ConJur — Como o senhor avalia a posição da Ordem dos Advogados do Brasil em relação à advocacia voluntária?
Miguel Reale Júnior — Existe um projeto sobre advocacia voluntária que está em tramitação no Conselho Federal da OAB. Existem várias decisões, regulamentos de OABs estaduais aprovando a advocacia voluntária. Existe também o receio de que haja perda do mercado de trabalho porque muitos advogados sobrevivem graças ao convênio de Assistência Judiciária com o estado. Houve um grande crescimento de faculdades de Direito e, mesmo com Exame de Ordem, acabou havendo uma proletarização da profissão. Mas isso não proíbe que exista advocacia pro bono porque é um ônus que o profissional tem, um dever social, que só honra a advocacia.
ConJur — Qual foi o legado de seu pai, o jurista Miguel Reale, para o Direito Brasileiro? Quais foram suas principais contribuições?
Miguel Reale Jr. — O legado principal foi, sem dúvida nenhuma, o novo Código Civil, que recebeu muitas críticas, mas depois se percebeu o quanto é inovador e criativo. A busca de flexibilidade para adaptação a situações novas, por meio de cláusulas abertas, demonstra como ele é moderno. Outra grande contribuição foi no ensino do Direito. O livro dele sobre anulamento e revogação do ato administrativo, é um clássico. Lições Preliminares do Direito e A Filosofia do Direito, por exemplo, continuam a ser livros básicos adotados por inúmeras faculdades. Outra contribuição importante foi a criação do Instituto Brasileiro de Filosofia e a edição da Revista Brasileira de Filosofia, que já consta com mais de 200 números. São 54 anos ininterruptos da publicação.
ConJur — Como era o pensamento dele sobre o Direito?
Miguel Reale Jr. — Ele foi um dos últimos jurisconsultos do Brasil, um filósofo do Direito. Foi um administrativista, constitucionalista e civilista, inclusive no Direito Privado. Ele tinha uma ampla gama de conhecimentos em diversas áreas. Atuava tanto no campo público como no privado, o que é extremamente raro numa época de especializações. Ele tinha também uma visão culturalista muito importante. A ideia de cultura como uma priori, ou seja, o homem é natureza, mas é, antes de tudo, História.
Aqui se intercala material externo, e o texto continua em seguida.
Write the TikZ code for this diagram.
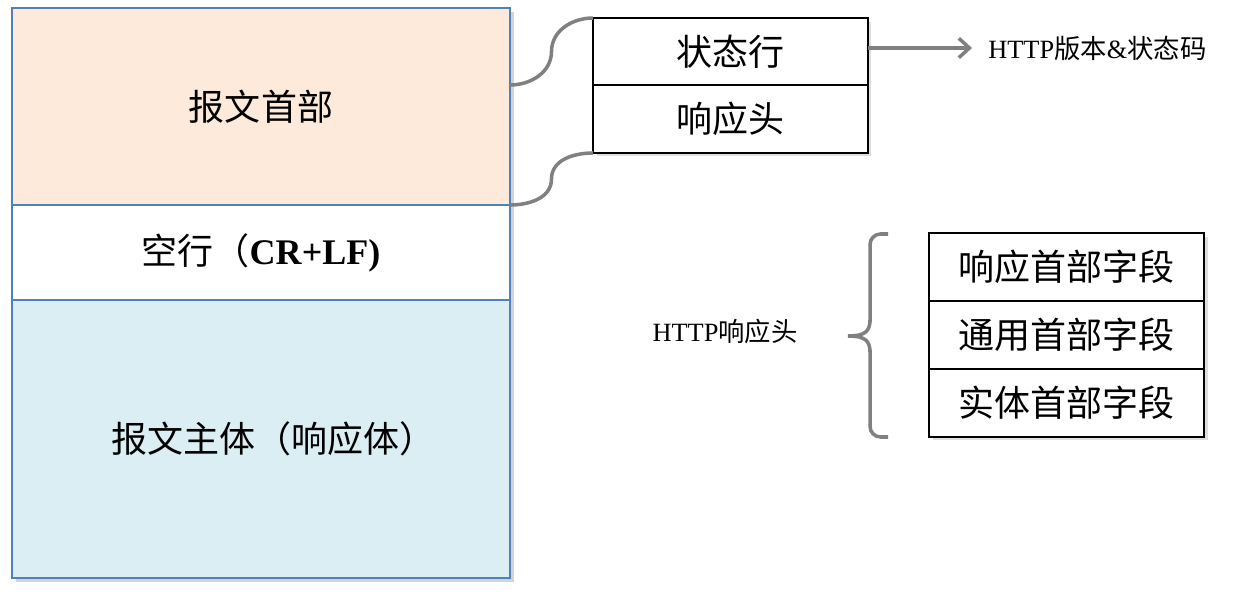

Estou criando um Instituto de Estudos Culturalistas em homenagem ao pensamento dele.
ConJur — Miguel Reale é renomado pela compreensão tridimensional do Direito. Qual sua opinião sobre essa visão?
Miguel Reale Jr. — É uma visão integrada, concreta e realista, que revela a nomogênese jurídica, ou seja, o processo da formação do Direito. E esse processo de formação por meio da Teoria Tridimensional é completada pela visão das fontes e modelos legais, consuetudinários, negociais, judiciais para chegar a uma outra contribuição importante no campo da teoria da interpretação. Ela revela especialmente a ideia de que o Direito é o que a interpretação for e que este está condicionado pela cultura e pela História. Não se pode ter uma visão exclusiva da teoria tridimensional sem a compreensão da construção dos modelos e de fontes de modelos. No livro Fontes e Modelos, ele amplia e mostra que o Direito vem de diversos focos de poder, que estão sempre condicionados por circunstâncias concretas e históri" cas.